EDIT: more about the point of my question.
I'm still confused about the 'context' of type-signature:
(Show a) =>
means a must be a instance of class Show.
(Stream s Identity t) =>
what's the meaning of this 'context', since t never showed after the =>
I have a lot of different parser to run, so I write a warp function to run any of those parser with real files. but here comes the problem:
Here is my code, It cannot be loaded, how can I make it work?
module RunParse where
import System.IO
import Data.Functor.Identity (Identity)
import Text.Parsec.Prim (Parsec, parse, Stream)
--what should I write "runIOParse :: ..."
--runIOParse :: (Stream s Identity t, Show a) => Parsec s () a -> String -> IO ()
runIOParse pa filename =
do
inh <- openFile filename ReadMode
outh <- openFile (filename ++ ".parseout") WriteMode
instr <- hGetContents inh
let result = show $ parse pa filename instr
hPutStr outh result
hClose inh
hClose outh
the constraint: (Stream s Identity t) means what?
It means that the input s your parser works on (i.e. [Char]) must be an instance of the Stream class. In the documentation you see that [Char] is indeed an instance of Stream, since any list is.
The parameter t is the token type, which is normally Char and is determinded by s, as states the functional dependency s -> t.
But don't worry too much about this Stream typeclass. It's used only to have a unified interface for any Stream-like type, e.g. lists or ByteStrings.
what is Stream
A Stream is simply a typeclass. It has the uncons function, which returns the head of the input and the tail in a tuple wrapped in Maybe. Normally you won't need this function. As far as I can see, it's only needed in the most basic parsers like tokenPrimEx.
Edit:
what's the meaning of this 'context', since t never showed after the =>
Have a look at functional dependencies. The t never shows after the ´=>´, because it is determiend by s.

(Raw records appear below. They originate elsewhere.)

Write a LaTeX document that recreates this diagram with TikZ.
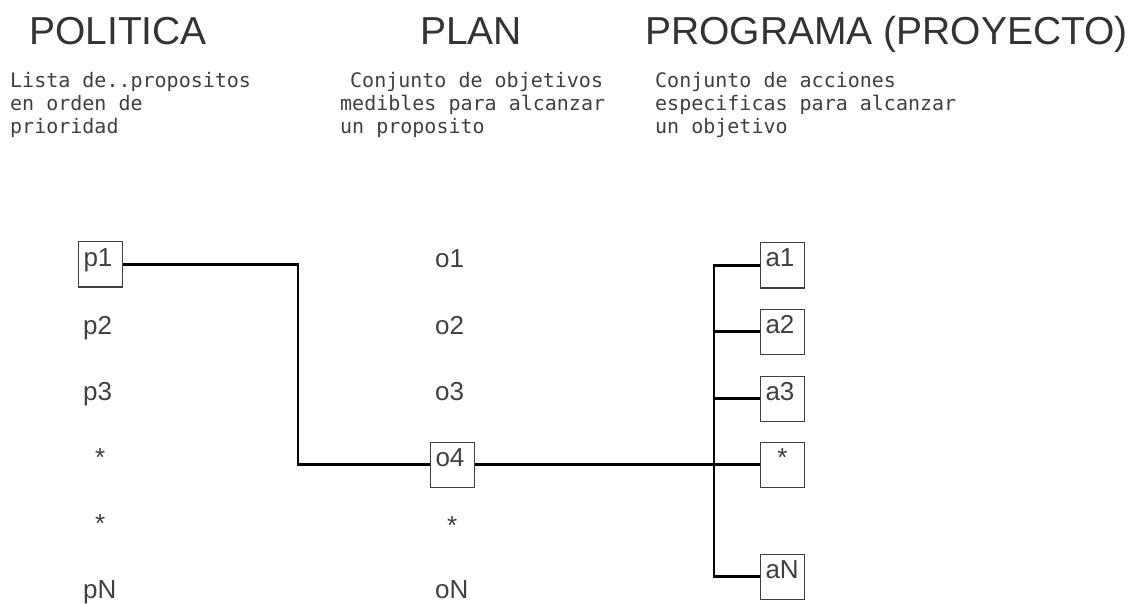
\documentclass[tikz,border=0pt]{standalone}
\usepackage{fontspec}
\setmainfont{Liberation Sans}
\newfontfamily\descfont{DejaVu Sans Mono}

\begin{document}
\begin{tikzpicture}[x=1pt,y=-1pt]
\tikzset{
  title/.style={font=\fontsize{39}{39}\selectfont, inner sep=0pt, anchor=base west, text=black!80},
  desc/.style={font=\descfont\fontsize{20}{23}\selectfont, inner sep=0pt, anchor=base west, align=left, text=black!75},
  item/.style={font=\fontsize{26}{26}\selectfont, text=black!75, anchor=base west,
    inner xsep=5pt, inner ysep=0pt, text width=34pt, text height=24pt, text depth=21pt, align=left},
  star/.style={item, align=center},
  boxed/.style={draw=black!75, line width=1pt},
  wire/.style={line width=2.6pt, line join=miter}
}
\useasboundingbox (0,0) rectangle (1141,604);

% titles and texts (base = last line)
\node[title] (politica) at (29,45) {POLITICA};
\node[title] (plan) at (420,45) {PLAN};
\node[title] (programa) at (645,45) {PROGRAMA (PROYECTO)};

\node[desc] (dpolitica) at (10,134) {Lista de..propositos\\en orden de\\prioridad};
\node[desc] (dplan) at (340,134) {\hspace*{10pt}Conjunto de objetivos\\medibles para alcanzar\\un proposito};
\node[desc] (dprograma) at (655,134) {Conjunto de acciones\\especificas para alcanzar\\un objetivo};

% propositos
\node[item, boxed] (p1) at (78,266) {p1};
\node[item] (p2) at (78,334) {p2};
\node[item] (p3) at (78,400) {p3};
\node[star] (p4) at (78,466) {*};
\node[star] (p5) at (78,532) {*};
\node[item] (pN) at (78,598) {pN};

% objetivos
\node[item] (o1) at (430,268) {o1};
\node[item] (o2) at (430,334) {o2};
\node[item] (o3) at (430,400) {o3};
\node[item, boxed] (o4) at (430,466) {o4};
\node[star] (o5) at (430,534) {*};
\node[item] (oN) at (430,598) {oN};

% acciones
\node[item, boxed] (a1) at (760,267) {a1};
\node[item, boxed] (a2) at (760,333) {a2};
\node[item, boxed] (a3) at (760,400) {a3};
\node[star, boxed] (a4) at (760,466) {*};
\node[item, boxed] (aN) at (760,578) {aN};

\coordinate (turn) at (298,400);
\coordinate (bus) at (714,400);

\draw[wire] (p1.east) -| (turn) |- (o4.west);
\draw[wire] (o4.east) -- (o4.east -| bus);
\draw[wire] (a1.west) -| (aN.west -| bus) -- (aN.west);
\foreach \n in {a2,a3,a4}
  \draw[wire] (\n.west -| bus) -- (\n.west);
\end{tikzpicture}
\end{document}
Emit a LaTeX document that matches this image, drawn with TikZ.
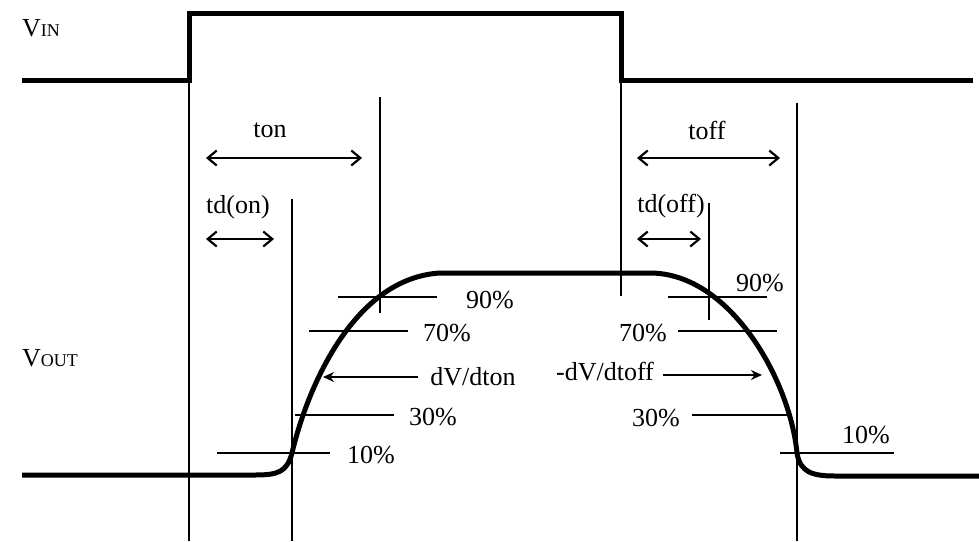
\documentclass[tikz,border=0pt]{standalone}
\usepackage{fontspec}
\setmainfont{Liberation Serif}
\usetikzlibrary{arrows.meta}

\tikzset{
	wave/.style={line width=5pt},
	guide/.style={line width=1.4pt},
	span/.style={line width=2.2pt,{Straight Barb[length=9pt,width=15pt]}-{Straight Barb[length=9pt,width=15pt]}},
	slope/.style={line width=2.2pt,-{Stealth[length=11pt,width=10pt]}},
	lbl/.style={inner sep=0pt,font=\fontsize{26}{30}\selectfont}
}

\begin{document}
\begin{tikzpicture}[x=1pt,y=-1pt]
			\useasboundingbox (0,0) rectangle (979,541);

			% signals
			\draw [wave] (22,80) -- (189,80) -- (189,13) -- (621,13) -- (621,80) -- (973,80);
			\draw [wave] (22,475) -- (255,475)
				.. controls (278,475) and (287,472) .. (292,453)
				.. controls (308,385) and (355,278) .. (440,273)
				-- (650,273)
				.. controls (730,273) and (790,380) .. (797,453)
				.. controls (800,472) and (812,476) .. (835,476)
				-- (979,476);

			\begin{scope}[every node/.style={lbl}]
				\node [anchor=west] (vin) at (22,28) {V{\fontsize{18}{20}\selectfont IN}};
				\node [anchor=west] (vout) at (22,358) {V{\fontsize{18}{20}\selectfont OUT}};
				\node (ton) at (270,130) {ton};
				\node (tdon) at (238,207) {td(on)};
				\node (toff) at (707,130) {toff};
				\node (tdoff) at (671,206) {td(off)};
				\node (l90a) at (490,300) {90\%};
				\node (l70a) at (447,333) {70\%};
				\node (ldva) at (473,377) {dV/dton};
				\node (l30a) at (433,417) {30\%};
				\node (l10a) at (371,455) {10\%};
				\node (l90b) at (760,283) {90\%};
				\node (l70b) at (643,333) {70\%};
				\node (ldvb) at (605,372) {-dV/dtoff};
				\node (l30b) at (656,418) {30\%};
				\node (l10b) at (866,435) {10\%};
			\end{scope}

			% time markers
			\coordinate (g1a) at (189,82);  \coordinate (g1b) at (189,541);
			\coordinate (g2a) at (292,199); \coordinate (g2b) at (292,541);
			\coordinate (g3a) at (380,97);  \coordinate (g3b) at (380,313);
			\coordinate (g4a) at (621,82);  \coordinate (g4b) at (621,296);
			\coordinate (g5a) at (709,203); \coordinate (g5b) at (709,320);
			\coordinate (g6a) at (797,103); \coordinate (g6b) at (797,541);

			% level marks
			\coordinate (h90a) at (338,297); \coordinate (h90b) at (437,297);
			\coordinate (h70a) at (309,331); \coordinate (h70b) at (408,331);
			\coordinate (h30a) at (295,415); \coordinate (h30b) at (394,415);
			\coordinate (h10a) at (217,453); \coordinate (h10b) at (330,453);
			\coordinate (k90a) at (668,297); \coordinate (k90b) at (767,297);
			\coordinate (k70a) at (678,331); \coordinate (k70b) at (777,331);
			\coordinate (k30a) at (692,415); \coordinate (k30b) at (792,415);
			\coordinate (k10a) at (780,453); \coordinate (k10b) at (894,453);

			% arrow ends
			\coordinate (tona) at (206,158);  \coordinate (tonb) at (362,158);
			\coordinate (tdona) at (206,239); \coordinate (tdonb) at (274,239);
			\coordinate (toffa) at (637,158); \coordinate (toffb) at (780,158);
			\coordinate (tdoffa) at (637,239); \coordinate (tdoffb) at (701,239);
			\coordinate (dva) at (418,377);  \coordinate (dvb) at (323,377);
			\coordinate (dvc) at (663,375);  \coordinate (dvd) at (762,375);

			\begin{scope}[every edge/.style={draw,guide}]
				\path (g1a) edge (g1b) (g2a) edge (g2b) (g3a) edge (g3b)
					(g4a) edge (g4b) (g5a) edge (g5b) (g6a) edge (g6b);
				\path (h90a) edge (h90b) (h70a) edge (h70b) (h30a) edge (h30b) (h10a) edge (h10b)
					(k90a) edge (k90b) (k70a) edge (k70b) (k30a) edge (k30b) (k10a) edge (k10b);
			\end{scope}

			\draw [span] (tona) -- (tonb);
			\draw [span] (tdona) -- (tdonb);
			\draw [span] (toffa) -- (toffb);
			\draw [span] (tdoffa) -- (tdoffb);
			\draw [slope] (dva) -- (dvb);
			\draw [slope] (dvc) -- (dvd);
		\end{tikzpicture}
\end{document}
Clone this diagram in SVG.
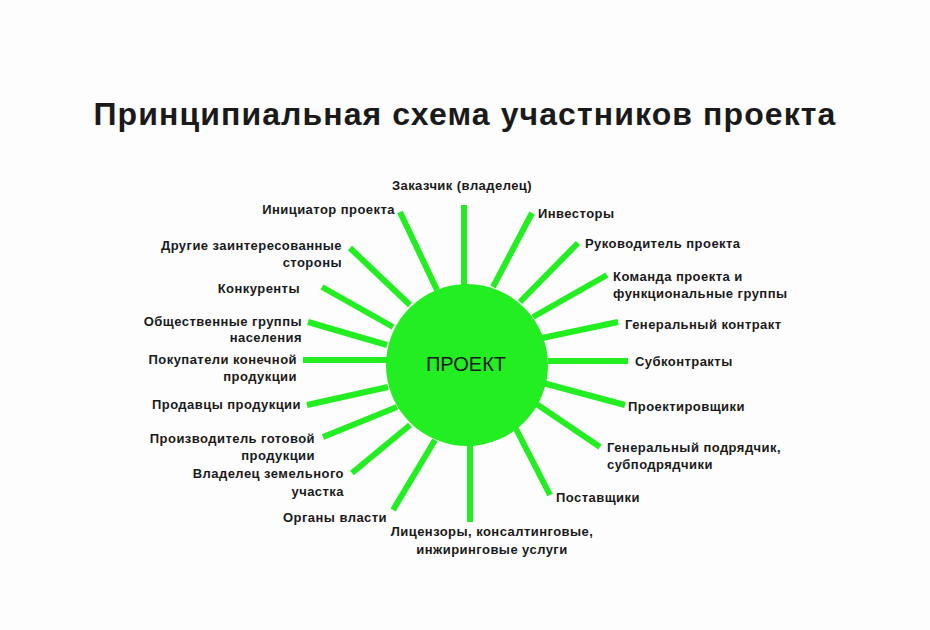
<svg xmlns="http://www.w3.org/2000/svg" width="930" height="630" viewBox="0 0 930 630">
<style>
.t{font-family:"Liberation Sans",Arial,sans-serif;font-weight:bold;font-size:13px;fill:#1a1a1a;letter-spacing:0.45px}
.s{stroke:#22ee22;stroke-width:6;stroke-linecap:butt}
</style>
<rect width="930" height="630" fill="#fdfdfd"/>
<text x="465" y="125" text-anchor="middle" style="font-family:'Liberation Sans',Arial,sans-serif;font-weight:bold;font-size:32px;fill:#1a1a1a;letter-spacing:1.1px">Принципиальная схема участников  проекта</text>
<g id="connectors">
<line class="s" x1="464" y1="205" x2="464" y2="287"/>
<line class="s" x1="400" y1="212" x2="437" y2="290"/>
<line class="s" x1="350" y1="248" x2="410" y2="305"/>
<line class="s" x1="322" y1="287" x2="393" y2="327"/>
<line class="s" x1="308" y1="322" x2="387" y2="345"/>
<line class="s" x1="303" y1="360" x2="387" y2="360"/>
<line class="s" x1="307" y1="405" x2="388" y2="387"/>
<line class="s" x1="323" y1="437" x2="397" y2="407"/>
<line class="s" x1="352" y1="473" x2="410" y2="425"/>
<line class="s" x1="393" y1="510" x2="435" y2="440"/>
<line class="s" x1="470" y1="445" x2="470" y2="522"/>
<line class="s" x1="532" y1="213" x2="493" y2="287"/>
<line class="s" x1="578" y1="243" x2="520" y2="302"/>
<line class="s" x1="607" y1="275" x2="533" y2="317"/>
<line class="s" x1="618" y1="322" x2="542" y2="338"/>
<line class="s" x1="548" y1="361" x2="628" y2="361"/>
<line class="s" x1="625" y1="405" x2="543" y2="383"/>
<line class="s" x1="600" y1="447" x2="535" y2="403"/>
<line class="s" x1="550" y1="495" x2="515" y2="427"/>
</g>
<g id="project"><circle cx="467" cy="365" r="81" fill="#22ee22"/><text x="466" y="371" text-anchor="middle" style="font-family:'Liberation Sans',Arial,sans-serif;font-size:20px;fill:#1a1a1a">ПРОЕКТ</text></g>
<g id="n1"><text class="t" x="462" y="190" text-anchor="middle">Заказчик (владелец)</text></g>
<g id="n2"><text class="t" x="395" y="214" text-anchor="end">Инициатор проекта</text></g>
<g id="n3"><text class="t" x="342" y="250" text-anchor="end">Другие заинтересованные</text><text class="t" x="342" y="267" text-anchor="end">стороны</text></g>
<g id="n4"><text class="t" x="300" y="293" text-anchor="end">Конкуренты</text></g>
<g id="n5"><text class="t" x="302" y="326" text-anchor="end">Общественные группы</text><text class="t" x="302" y="342" text-anchor="end">населения</text></g>
<g id="n6"><text class="t" x="297" y="364" text-anchor="end">Покупатели конечной</text><text class="t" x="297" y="381" text-anchor="end">продукции</text></g>
<g id="n7"><text class="t" x="301" y="409" text-anchor="end">Продавцы продукции</text></g>
<g id="n8"><text class="t" x="315" y="443" text-anchor="end">Производитель готовой</text><text class="t" x="315" y="460" text-anchor="end">продукции</text></g>
<g id="n9"><text class="t" x="344" y="478" text-anchor="end">Владелец земельного</text><text class="t" x="344" y="496" text-anchor="end">участка</text></g>
<g id="n10"><text class="t" x="387" y="522" text-anchor="end">Органы власти</text></g>
<g id="n11"><text class="t" x="492" y="536" text-anchor="middle">Лицензоры, консалтинговые,</text><text class="t" x="492" y="554" text-anchor="middle">инжиринговые услуги</text></g>
<g id="n12"><text class="t" x="538" y="218">Инвесторы</text></g>
<g id="n13"><text class="t" x="585" y="248">Руководитель проекта</text></g>
<g id="n14"><text class="t" x="613" y="281">Команда проекта и</text><text class="t" x="613" y="298">функциональные группы</text></g>
<g id="n15"><text class="t" x="625" y="329">Генеральный контракт</text></g>
<g id="n16"><text class="t" x="635" y="366">Субконтракты</text></g>
<g id="n17"><text class="t" x="628" y="411">Проектировщики</text></g>
<g id="n18"><text class="t" x="607" y="452">Генеральный подрядчик,</text><text class="t" x="607" y="469">субподрядчики</text></g>
<g id="n19"><text class="t" x="556" y="502">Поставщики</text></g>
</svg>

And it means that you can use uncons on whatever s is.
Here is my code, It cannot be loaded, how can I make it work?
Simple: Add an import statement for Text.Parsec.String, which defines the missing instance for Stream [tok] m tok. The documentation could be a bit clearer here, because it looks as if this instance was defined in Text.Parsec.Prim.
Alternatively import the whole Parsec library (import Text.Parsec) - this is how I always do it.
The Stream type class is an abstraction for list-like data structures. Early versions of Parsec only worked for parsing lists of tokens (for example, String is a synonym for [Char], so Char is the token type), which can be a very inefficient representation. These days, most substantial input in Haskell is handled as Text or ByteString types, which are not lists, but can act a lot like them.
So, for example, you mention
parse :: (Stream s Identity t)
=> Parsec s () a -> SourceName -> s -> Either ParseError a
Some specializations of this type would be
parse1 :: Parsec String () a -> SourceName -> String -> Either ParseError a
parse2 :: Parsec Text () a -> SourceName -> Text -> Either ParseError a
parse3 :: Parsec ByteString () a -> SourceName -> ByteString -> Either ParseError a
or even, if you have a separate lexer with a token type MyToken:
parse4 :: Parsec [MyToken] () a -> SourceName -> [MyToken] -> Either ParseError a
Of these, only the first and last use actual lists for the input, but the middle two use other Stream instances that act enough like lists for Parsec to work with them.
You can even declare your own Stream instance, so if your input is in some other type that acts sort of list-like, you can write an instance, implement the uncons function, and Parsec will work with your type, as well.